Earlier, Olmert told a number of his far right wing cabinet ministers, who had threatened to bring the government down if the Annapolis conference discussed the core issues of the conflict with the Palestinians, that the American-sponsored conference wouldn't be a "peace conference" but rather the beginning of a long and arduous process.
No one is impressed on the Palestinian side. PA official and former chief negotiator Saeb Ereikat told reporters in Ramallah that the Annapolis conference would be a watershed and that failure could be catastrophic for all concerned. Ereikat pointed out that the Palestinians would like to reach a final settlement with Israel before the end of President Bush's term of office.
"I think that everyone wants to do the agreement during President Bush's tenure," said Ereikat, adding that "the specifics" would be worked out during the Annapolis conference. However, according to Palestinian journalist Awadh Rajoub, these "specifics" constitute the real problems.
"Peace for the Palestinians means total Israeli withdrawal from the West Bank, Gaza Strip and East Jerusalem and a just solution to the refugee problem pursuant UN Resolution 194. Peace for Israel, however, means retaining major Jewish settlements in the West Bank, especially in East Jerusalem, an effective liquidation of the refugee problem, and total and unconditional normalisation with the Arab world," Rajoub said.
This analysis is backed by the failure of both sides to make genuine progress towards reaching general outlines on a prospective final status settlement. Indeed, despite the passage of several months of intensive meetings between Abbas and Olmert, there is yet no agreement on any of the important issues defining the Israeli-Palestinian conflict.
During his press conference with Rice in Ramallah on Monday, however, PA President Mahmoud Abbas tried to sound upbeat. He said he had received "encouraging signs" from the US with regard to the Annapolis meeting, a reference to American assurances that all key issues of the conflict would be dealt with in envisaged post-Annapolis talks.
Abbas added that he agreed with Olmert that there was a real possibility to achieve peace. "And I say, we are serious to use this opportunity to reach this historic peace."
Responding to Abbas's remarks, Rice said she hoped that a peace deal could be reached within the time remaining for the Bush administration. She added that she was tremendously impressed by the seriousness Israeli and Palestinian leaders have shown in moving towards renewed peace talks. "I am confident that the will is there on both sides; that people want to end this conflict," she said.
It is unlikely, though, that the repetition of these platitudes and pleasantries by Rice will impress the Palestinians who have bitter experience with promises and pledges made by the Bush administration.
During his first term, Bush promised that the end of 2005 would see a Palestinian state established.
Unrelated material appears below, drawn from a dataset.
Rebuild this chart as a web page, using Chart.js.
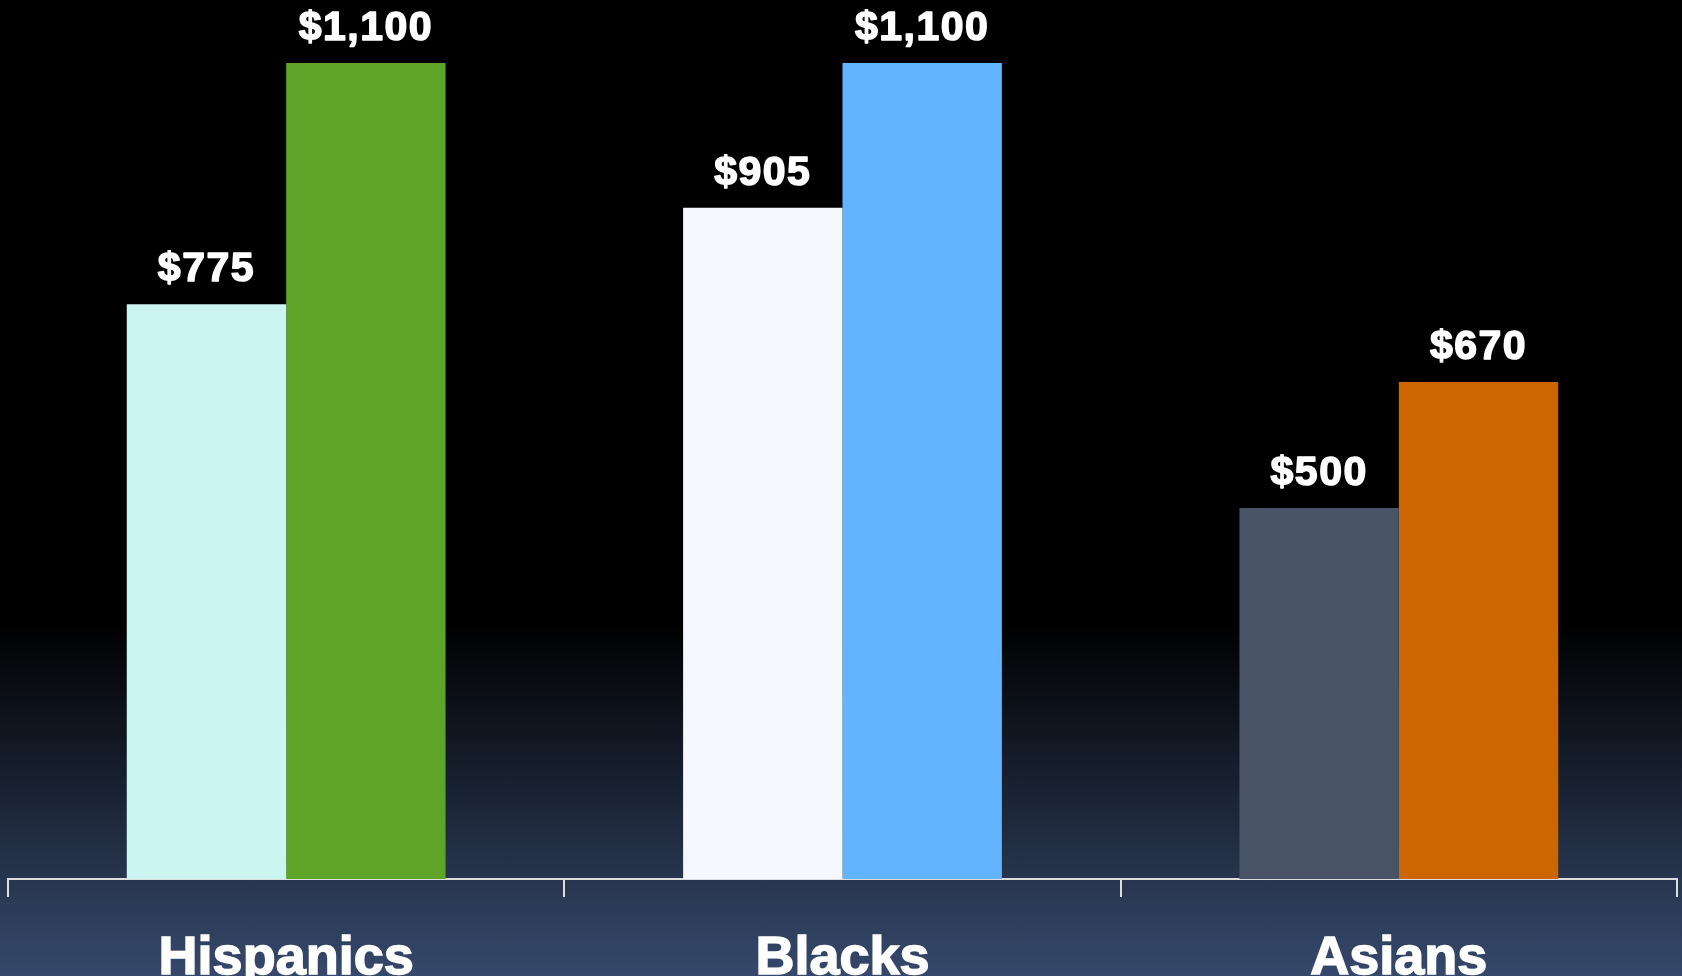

Instead of fulfilling that pledge, Bush promised then Israeli prime minister Sharon that Israel could annex major Jewish settlements in the West Bank in the context of any final status settlement. For the Palestinians, the moral is clear: Don't trust the Bush administration.
To compensate for their failure to reach agreement on the core issues --Jerusalem, the refugees and withdrawal from the occupied territories -- Israel and the PA have agreed to start implementing the American-backed roadmap.
The first step of the three-stage roadmap stipulates that Israel will freeze settlement construction in the West Bank, dismantle "illegal" settlements (whatever that means, because under international law all of them are illegal), ease restrictions on Palestinian movement and withdraw occupation forces from Palestinian population centres. In return, the PA is charged to disarm "terrorist groups", round up illegal weapons and reform its security services.
It would seem simple, yet Israel and the PA interpret the roadmap almost diametrically. According to former PA minister Ghassan Khatib, both sides, particularly Israel, are insincere about implementing the roadmap. "Israel has no plans to dismantle illegal settlements and freeze settlement expansion. The reason they invoke the roadmap is because they are using it as pressure tactic, and a sort of alibi, to justify their reluctance to pursue a genuine peace process that would end the occupation that began in 1967."
Khatib told Al-Ahram Weekly that the PA realised that even exemplary security performance on its part wouldn't be good enough for Israel. "Besides, how could you ensure security and dismantle what the Israelis calls the 'infrastructure of terror' when you are not in control?"